L’intelligence émotionnelle est dérivée des sciences cognitives et des études sur le fonctionnement du cerveau. « On parle parfois de cerveau droit et de cerveau gauche », poursuit la coach. Le cerveau gauche serait celui des aptitudes analytiques, de la compréhension quand le cerveau droit permettrait la créativité, l’émotion ou encore l’intuition. En France, très en retard sur les pays anglo-saxons dans la prise en compte des soft-skills, on a jusque-là surtout valorisé le cerveau gauche.
Ne pas rester figé dans ses hard-skills
Car l’intelligence émotionnelle n’est pas un soft-skills à proprement parler, plutôt une qualité qui permet de mieux utiliser ses soft-skills, de les sublimer et de les approfondir. « Les dernières avancées scientifiques dans le domaine des neurosciences cognitives ont mis en évidence le rôle essentiel joué par les émotions dans le processus d’apprentissage en général ainsi que dans les relations humaines », rappelle Déborah Romain-Delacour, docteure en psychologie sociale et psychologue du travail. « Il a également été démontré, notamment dans le cadre de travaux menés en psychologie positive concernant l’expérimentation de thérapies courtes, à quel point la gestion des émotions constituait une compétence centrale qu’il était possible de développer, grâce à la pratique régulière d’exercices cognitifs et comportementaux ciblés. La gestion des émotions érigée au rang d’intelligence émotionnelle connaît ainsi ses heures de gloire, et cela change la donne car il est possible aujourd’hui de progresser en apprenant à reconnaître, à comprendre, à maîtriser ses propres émotions, et à s’adapter aux émotions des autres. »

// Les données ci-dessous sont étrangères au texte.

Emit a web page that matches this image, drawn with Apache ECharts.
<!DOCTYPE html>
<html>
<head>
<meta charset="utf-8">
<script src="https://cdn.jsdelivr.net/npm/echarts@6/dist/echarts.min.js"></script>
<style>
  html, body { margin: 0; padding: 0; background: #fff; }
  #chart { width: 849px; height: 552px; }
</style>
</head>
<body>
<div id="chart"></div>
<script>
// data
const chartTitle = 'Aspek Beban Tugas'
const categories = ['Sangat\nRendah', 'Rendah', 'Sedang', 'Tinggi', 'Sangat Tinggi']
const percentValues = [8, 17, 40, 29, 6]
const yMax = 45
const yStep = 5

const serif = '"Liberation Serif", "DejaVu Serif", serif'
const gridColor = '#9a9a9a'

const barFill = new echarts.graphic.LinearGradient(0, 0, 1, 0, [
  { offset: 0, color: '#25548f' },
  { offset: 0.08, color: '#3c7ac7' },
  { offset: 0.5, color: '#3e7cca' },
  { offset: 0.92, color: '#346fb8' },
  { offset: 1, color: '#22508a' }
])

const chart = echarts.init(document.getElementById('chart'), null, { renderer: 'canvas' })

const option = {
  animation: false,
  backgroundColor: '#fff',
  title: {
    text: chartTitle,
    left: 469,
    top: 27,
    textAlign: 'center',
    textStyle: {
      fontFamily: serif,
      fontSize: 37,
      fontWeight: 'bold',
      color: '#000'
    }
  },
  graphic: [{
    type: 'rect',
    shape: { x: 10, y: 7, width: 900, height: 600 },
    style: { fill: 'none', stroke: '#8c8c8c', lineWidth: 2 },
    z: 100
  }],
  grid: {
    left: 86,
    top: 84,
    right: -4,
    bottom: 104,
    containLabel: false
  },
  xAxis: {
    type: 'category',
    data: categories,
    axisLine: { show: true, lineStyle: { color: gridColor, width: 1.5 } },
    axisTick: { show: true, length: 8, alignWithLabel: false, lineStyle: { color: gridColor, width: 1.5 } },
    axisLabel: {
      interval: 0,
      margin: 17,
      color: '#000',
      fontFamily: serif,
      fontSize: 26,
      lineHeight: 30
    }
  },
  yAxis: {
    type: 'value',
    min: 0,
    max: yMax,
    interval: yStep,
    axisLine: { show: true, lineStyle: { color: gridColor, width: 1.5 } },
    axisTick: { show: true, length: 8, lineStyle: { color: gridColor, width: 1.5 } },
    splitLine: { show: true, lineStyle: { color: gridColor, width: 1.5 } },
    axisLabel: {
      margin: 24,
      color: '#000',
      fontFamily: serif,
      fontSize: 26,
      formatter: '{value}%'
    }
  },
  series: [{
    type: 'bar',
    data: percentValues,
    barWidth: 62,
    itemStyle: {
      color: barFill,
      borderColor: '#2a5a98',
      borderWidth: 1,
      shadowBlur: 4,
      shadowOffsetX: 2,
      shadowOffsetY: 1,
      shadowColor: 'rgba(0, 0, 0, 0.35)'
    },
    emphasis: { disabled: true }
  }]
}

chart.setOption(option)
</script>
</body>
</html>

Dans un monde en transition vers toujours plus de numérique : adaptabilité et flexibilité deviennent, peu à peu, les mots d’ordre dans les entreprises. « Ce sont des attributs très importants, car si un employé est limité à ses hard-skills, avec une intelligence émotionnelle faible, il risque de se retrouver figé dans ses comportements, indique Caroline Briaucourt. Pour le moment ses capacités techniques sont bonnes, mais la personne pourrait avoir du mal à évoluer en même temps que la technologie. Aujourd’hui, les sociétés cherchent, au moment du recrutement, à identifier les personnes qui ont plus de flexibilité dans leurs compétences humaines et relationnelles. »
Lutter contre les souffrances au travail
D’autant que, même sans attendre l’horizon 2030, l’intelligence émotionnelle permet, tout de suite, de mieux appréhender son environnement professionnel. D’un côté, mieux analyser ses émotions permet de les prendre en compte plus vite et d’éviter certaines formes de souffrances psychologiques. « J’explique toujours à mes étudiants que si vous étiez dans une voiture, l’émotion c’est le signal lumineux sur le tableau de bord, développe Caroline Briaucourt. Ce sont des paramètres que nous envoie notre corps qui, s’ils ne sont pas pris en compte, ne nous permettront pas d’aller dans la bonne direction voire nous feront de tomber en panne : dépression, burn-out… Il y a différents signaux, qui n’ont pas le même objectif ni la même signification, à assimiler. C’est pour cela qu’il faut aussi améliorer notre capacité à analyser puis traiter le message.»
D’un autre côté, percevoir les émotions d’autrui revient à accepter que tout le monde ne fonctionne pas de la même manière. Il s’agit non pas de calquer ses réactions sur les autres, de les considérer comme la normalité, mais au contraire de s’ouvrir à différents fonctionnements. « Savoir que son propre comportement n’est pas la règle, c’est la base de l’ouverture d’esprit, estime Caroline Briaucourt. Avec les étudiants de Human Experience, on a toute une première partie de compréhension, de qui on est, des différents types de personnalités ou de comportements humains, motivés par des buts divers. » Faire de la diversité des personnalités une chance, plutôt que de tourner à vide entre profils similaires : l’intelligence émotionnelle est aussi un pari pour plus de succès.